Aim: Write out all the lines again, precisely as they stand, but without the images.

Source excerpt:

★ ★ ★ ★ ★

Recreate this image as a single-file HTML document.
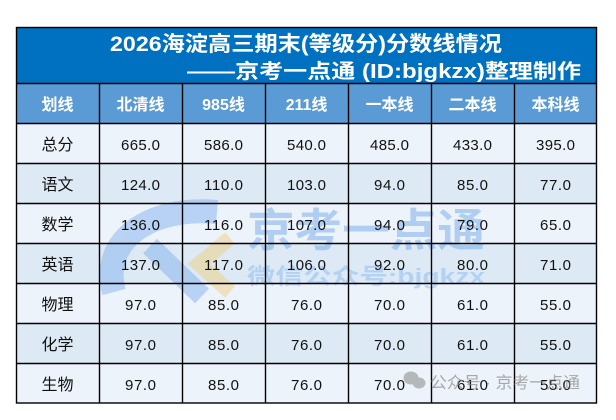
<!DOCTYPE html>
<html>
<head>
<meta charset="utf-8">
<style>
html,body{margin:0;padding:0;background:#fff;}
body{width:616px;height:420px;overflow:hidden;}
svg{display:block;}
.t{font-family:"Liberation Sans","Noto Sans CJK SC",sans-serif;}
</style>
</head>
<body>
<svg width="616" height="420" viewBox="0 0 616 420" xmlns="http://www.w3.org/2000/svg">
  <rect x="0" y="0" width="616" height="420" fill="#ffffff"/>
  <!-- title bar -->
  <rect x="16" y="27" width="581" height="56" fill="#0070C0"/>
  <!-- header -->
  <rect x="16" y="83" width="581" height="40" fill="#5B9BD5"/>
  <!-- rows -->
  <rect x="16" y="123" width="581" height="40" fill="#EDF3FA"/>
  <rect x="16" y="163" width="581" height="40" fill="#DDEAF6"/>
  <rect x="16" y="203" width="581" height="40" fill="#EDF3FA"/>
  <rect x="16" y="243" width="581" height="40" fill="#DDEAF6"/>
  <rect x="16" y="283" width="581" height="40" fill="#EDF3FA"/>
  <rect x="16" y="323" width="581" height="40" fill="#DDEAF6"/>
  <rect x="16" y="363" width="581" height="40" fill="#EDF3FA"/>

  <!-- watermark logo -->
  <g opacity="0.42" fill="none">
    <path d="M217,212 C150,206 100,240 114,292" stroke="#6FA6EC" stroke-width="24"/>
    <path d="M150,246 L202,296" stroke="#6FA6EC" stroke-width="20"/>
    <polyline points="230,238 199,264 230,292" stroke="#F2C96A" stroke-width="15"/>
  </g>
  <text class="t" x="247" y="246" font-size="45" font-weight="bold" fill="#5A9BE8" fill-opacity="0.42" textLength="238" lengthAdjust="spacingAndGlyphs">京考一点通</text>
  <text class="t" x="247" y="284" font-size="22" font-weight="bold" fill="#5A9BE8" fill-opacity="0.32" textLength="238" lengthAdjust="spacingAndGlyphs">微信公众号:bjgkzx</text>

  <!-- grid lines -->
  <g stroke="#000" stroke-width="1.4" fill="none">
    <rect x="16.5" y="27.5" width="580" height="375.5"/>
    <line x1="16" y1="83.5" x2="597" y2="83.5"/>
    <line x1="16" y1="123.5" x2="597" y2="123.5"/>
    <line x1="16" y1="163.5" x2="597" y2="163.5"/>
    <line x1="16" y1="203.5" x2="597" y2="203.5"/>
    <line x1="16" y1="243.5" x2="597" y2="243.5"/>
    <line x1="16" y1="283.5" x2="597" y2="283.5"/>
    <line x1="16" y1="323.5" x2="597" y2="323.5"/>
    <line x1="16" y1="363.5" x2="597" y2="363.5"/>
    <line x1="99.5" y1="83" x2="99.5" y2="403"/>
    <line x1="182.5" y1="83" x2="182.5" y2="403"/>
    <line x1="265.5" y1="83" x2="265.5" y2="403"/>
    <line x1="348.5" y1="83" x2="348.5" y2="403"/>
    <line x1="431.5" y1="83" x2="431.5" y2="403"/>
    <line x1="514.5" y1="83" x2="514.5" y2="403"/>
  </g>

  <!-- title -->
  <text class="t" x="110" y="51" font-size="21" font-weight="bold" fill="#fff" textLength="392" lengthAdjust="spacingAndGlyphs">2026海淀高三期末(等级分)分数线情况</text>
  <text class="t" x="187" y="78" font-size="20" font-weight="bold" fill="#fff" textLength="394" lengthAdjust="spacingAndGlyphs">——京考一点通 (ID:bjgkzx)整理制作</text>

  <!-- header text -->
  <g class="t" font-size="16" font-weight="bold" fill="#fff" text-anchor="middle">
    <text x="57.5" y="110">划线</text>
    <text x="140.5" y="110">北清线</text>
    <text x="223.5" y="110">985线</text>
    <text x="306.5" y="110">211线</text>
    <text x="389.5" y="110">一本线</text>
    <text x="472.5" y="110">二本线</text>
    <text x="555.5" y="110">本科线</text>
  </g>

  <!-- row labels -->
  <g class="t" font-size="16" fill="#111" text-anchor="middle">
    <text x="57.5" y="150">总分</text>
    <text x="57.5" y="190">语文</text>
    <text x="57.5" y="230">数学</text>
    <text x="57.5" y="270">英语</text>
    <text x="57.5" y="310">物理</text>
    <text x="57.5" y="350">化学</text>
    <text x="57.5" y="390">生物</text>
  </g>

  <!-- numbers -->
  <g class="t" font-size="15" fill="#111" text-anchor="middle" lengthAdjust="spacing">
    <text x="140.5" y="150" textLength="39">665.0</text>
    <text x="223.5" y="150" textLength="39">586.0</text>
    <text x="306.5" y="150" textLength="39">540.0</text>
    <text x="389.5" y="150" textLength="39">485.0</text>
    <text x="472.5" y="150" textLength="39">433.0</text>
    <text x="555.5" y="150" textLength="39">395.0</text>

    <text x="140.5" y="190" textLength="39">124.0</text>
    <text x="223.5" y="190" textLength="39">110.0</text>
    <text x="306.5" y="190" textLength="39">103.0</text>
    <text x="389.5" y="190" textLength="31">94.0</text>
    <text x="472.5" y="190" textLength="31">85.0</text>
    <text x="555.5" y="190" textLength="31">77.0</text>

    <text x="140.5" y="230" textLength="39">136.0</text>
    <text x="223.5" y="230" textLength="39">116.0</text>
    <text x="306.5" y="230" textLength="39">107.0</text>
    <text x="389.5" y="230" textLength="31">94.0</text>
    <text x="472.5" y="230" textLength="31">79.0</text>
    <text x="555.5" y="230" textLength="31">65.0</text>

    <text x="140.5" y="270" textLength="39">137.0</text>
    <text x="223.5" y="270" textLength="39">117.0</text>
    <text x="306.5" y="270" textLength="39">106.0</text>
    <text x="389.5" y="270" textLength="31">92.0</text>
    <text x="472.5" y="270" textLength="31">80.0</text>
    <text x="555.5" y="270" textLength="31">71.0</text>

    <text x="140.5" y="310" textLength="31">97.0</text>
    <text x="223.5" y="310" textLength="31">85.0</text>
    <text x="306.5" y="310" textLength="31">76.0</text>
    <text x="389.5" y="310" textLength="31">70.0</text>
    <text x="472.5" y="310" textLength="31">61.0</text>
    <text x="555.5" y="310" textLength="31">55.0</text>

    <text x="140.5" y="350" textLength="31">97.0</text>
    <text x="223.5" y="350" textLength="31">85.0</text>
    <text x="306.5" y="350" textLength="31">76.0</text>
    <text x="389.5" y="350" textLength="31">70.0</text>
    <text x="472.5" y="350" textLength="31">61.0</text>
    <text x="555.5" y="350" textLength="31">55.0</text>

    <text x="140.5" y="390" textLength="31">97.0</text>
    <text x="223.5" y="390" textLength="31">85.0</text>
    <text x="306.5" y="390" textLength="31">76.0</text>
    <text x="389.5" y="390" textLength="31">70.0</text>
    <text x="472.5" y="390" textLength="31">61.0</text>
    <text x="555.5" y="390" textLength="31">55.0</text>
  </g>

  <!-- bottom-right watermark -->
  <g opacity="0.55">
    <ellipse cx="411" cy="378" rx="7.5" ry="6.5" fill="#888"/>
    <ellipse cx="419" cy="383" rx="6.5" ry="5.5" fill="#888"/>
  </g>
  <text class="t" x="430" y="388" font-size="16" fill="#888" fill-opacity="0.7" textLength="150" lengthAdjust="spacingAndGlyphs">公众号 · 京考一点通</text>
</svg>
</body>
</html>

★ ★ ★ ★ ★

Solved exercise:
Recreate this image as a single-file HTML document.
<!DOCTYPE html>
<html>
<head>
<meta charset="utf-8">
<style>
html,body{margin:0;padding:0;background:#fff;}
body{width:616px;height:420px;overflow:hidden;}
svg{display:block;}
.t{font-family:"Liberation Sans","Noto Sans CJK SC",sans-serif;}
</style>
</head>
<body>
<svg width="616" height="420" viewBox="0 0 616 420" xmlns="http://www.w3.org/2000/svg">
  <rect x="0" y="0" width="616" height="420" fill="#ffffff"/>
  <!-- title bar -->
  <rect x="16" y="27" width="581" height="56" fill="#0070C0"/>
  <!-- header -->
  <rect x="16" y="83" width="581" height="40" fill="#5B9BD5"/>
  <!-- rows -->
  <rect x="16" y="123" width="581" height="40" fill="#EDF3FA"/>
  <rect x="16" y="163" width="581" height="40" fill="#DDEAF6"/>
  <rect x="16" y="203" width="581" height="40" fill="#EDF3FA"/>
  <rect x="16" y="243" width="581" height="40" fill="#DDEAF6"/>
  <rect x="16" y="283" width="581" height="40" fill="#EDF3FA"/>
  <rect x="16" y="323" width="581" height="40" fill="#DDEAF6"/>
  <rect x="16" y="363" width="581" height="40" fill="#EDF3FA"/>

  <!-- watermark logo -->
  <g opacity="0.42" fill="none">
    <path d="M217,212 C150,206 100,240 114,292" stroke="#6FA6EC" stroke-width="24"/>
    <path d="M150,246 L202,296" stroke="#6FA6EC" stroke-width="20"/>
    <polyline points="230,238 199,264 230,292" stroke="#F2C96A" stroke-width="15"/>
  </g>
  <text class="t" x="247" y="246" font-size="45" font-weight="bold" fill="#5A9BE8" fill-opacity="0.42" textLength="238" lengthAdjust="spacingAndGlyphs">京考一点通</text>
  <text class="t" x="247" y="284" font-size="22" font-weight="bold" fill="#5A9BE8" fill-opacity="0.32" textLength="238" lengthAdjust="spacingAndGlyphs">微信公众号:bjgkzx</text>

  <!-- grid lines -->
  <g stroke="#000" stroke-width="1.4" fill="none">
    <rect x="16.5" y="27.5" width="580" height="375.5"/>
    <line x1="16" y1="83.5" x2="597" y2="83.5"/>
    <line x1="16" y1="123.5" x2="597" y2="123.5"/>
    <line x1="16" y1="163.5" x2="597" y2="163.5"/>
    <line x1="16" y1="203.5" x2="597" y2="203.5"/>
    <line x1="16" y1="243.5" x2="597" y2="243.5"/>
    <line x1="16" y1="283.5" x2="597" y2="283.5"/>
    <line x1="16" y1="323.5" x2="597" y2="323.5"/>
    <line x1="16" y1="363.5" x2="597" y2="363.5"/>
    <line x1="99.5" y1="83" x2="99.5" y2="403"/>
    <line x1="182.5" y1="83" x2="182.5" y2="403"/>
    <line x1="265.5" y1="83" x2="265.5" y2="403"/>
    <line x1="348.5" y1="83" x2="348.5" y2="403"/>
    <line x1="431.5" y1="83" x2="431.5" y2="403"/>
    <line x1="514.5" y1="83" x2="514.5" y2="403"/>
  </g>

  <!-- title -->
  <text class="t" x="110" y="51" font-size="21" font-weight="bold" fill="#fff" textLength="392" lengthAdjust="spacingAndGlyphs">2026海淀高三期末(等级分)分数线情况</text>
  <text class="t" x="187" y="78" font-size="20" font-weight="bold" fill="#fff" textLength="394" lengthAdjust="spacingAndGlyphs">——京考一点通 (ID:bjgkzx)整理制作</text>

  <!-- header text -->
  <g class="t" font-size="16" font-weight="bold" fill="#fff" text-anchor="middle">
    <text x="57.5" y="110">划线</text>
    <text x="140.5" y="110">北清线</text>
    <text x="223.5" y="110">985线</text>
    <text x="306.5" y="110">211线</text>
    <text x="389.5" y="110">一本线</text>
    <text x="472.5" y="110">二本线</text>
    <text x="555.5" y="110">本科线</text>
  </g>

  <!-- row labels -->
  <g class="t" font-size="16" fill="#111" text-anchor="middle">
    <text x="57.5" y="150">总分</text>
    <text x="57.5" y="190">语文</text>
    <text x="57.5" y="230">数学</text>
    <text x="57.5" y="270">英语</text>
    <text x="57.5" y="310">物理</text>
    <text x="57.5" y="350">化学</text>
    <text x="57.5" y="390">生物</text>
  </g>

  <!-- numbers -->
  <g class="t" font-size="15" fill="#111" text-anchor="middle" lengthAdjust="spacing">
    <text x="140.5" y="150" textLength="39">665.0</text>
    <text x="223.5" y="150" textLength="39">586.0</text>
    <text x="306.5" y="150" textLength="39">540.0</text>
    <text x="389.5" y="150" textLength="39">485.0</text>
    <text x="472.5" y="150" textLength="39">433.0</text>
    <text x="555.5" y="150" textLength="39">395.0</text>

    <text x="140.5" y="190" textLength="39">124.0</text>
    <text x="223.5" y="190" textLength="39">110.0</text>
    <text x="306.5" y="190" textLength="39">103.0</text>
    <text x="389.5" y="190" textLength="31">94.0</text>
    <text x="472.5" y="190" textLength="31">85.0</text>
    <text x="555.5" y="190" textLength="31">77.0</text>

    <text x="140.5" y="230" textLength="39">136.0</text>
    <text x="223.5" y="230" textLength="39">116.0</text>
    <text x="306.5" y="230" textLength="39">107.0</text>
    <text x="389.5" y="230" textLength="31">94.0</text>
    <text x="472.5" y="230" textLength="31">79.0</text>
    <text x="555.5" y="230" textLength="31">65.0</text>

    <text x="140.5" y="270" textLength="39">137.0</text>
    <text x="223.5" y="270" textLength="39">117.0</text>
    <text x="306.5" y="270" textLength="39">106.0</text>
    <text x="389.5" y="270" textLength="31">92.0</text>
    <text x="472.5" y="270" textLength="31">80.0</text>
    <text x="555.5" y="270" textLength="31">71.0</text>

    <text x="140.5" y="310" textLength="31">97.0</text>
    <text x="223.5" y="310" textLength="31">85.0</text>
    <text x="306.5" y="310" textLength="31">76.0</text>
    <text x="389.5" y="310" textLength="31">70.0</text>
    <text x="472.5" y="310" textLength="31">61.0</text>
    <text x="555.5" y="310" textLength="31">55.0</text>

    <text x="140.5" y="350" textLength="31">97.0</text>
    <text x="223.5" y="350" textLength="31">85.0</text>
    <text x="306.5" y="350" textLength="31">76.0</text>
    <text x="389.5" y="350" textLength="31">70.0</text>
    <text x="472.5" y="350" textLength="31">61.0</text>
    <text x="555.5" y="350" textLength="31">55.0</text>

    <text x="140.5" y="390" textLength="31">97.0</text>
    <text x="223.5" y="390" textLength="31">85.0</text>
    <text x="306.5" y="390" textLength="31">76.0</text>
    <text x="389.5" y="390" textLength="31">70.0</text>
    <text x="472.5" y="390" textLength="31">61.0</text>
    <text x="555.5" y="390" textLength="31">55.0</text>
  </g>

  <!-- bottom-right watermark -->
  <g opacity="0.55">
    <ellipse cx="411" cy="378" rx="7.5" ry="6.5" fill="#888"/>
    <ellipse cx="419" cy="383" rx="6.5" ry="5.5" fill="#888"/>
  </g>
  <text class="t" x="430" y="388" font-size="16" fill="#888" fill-opacity="0.7" textLength="150" lengthAdjust="spacingAndGlyphs">公众号 · 京考一点通</text>
</svg>
</body>
</html>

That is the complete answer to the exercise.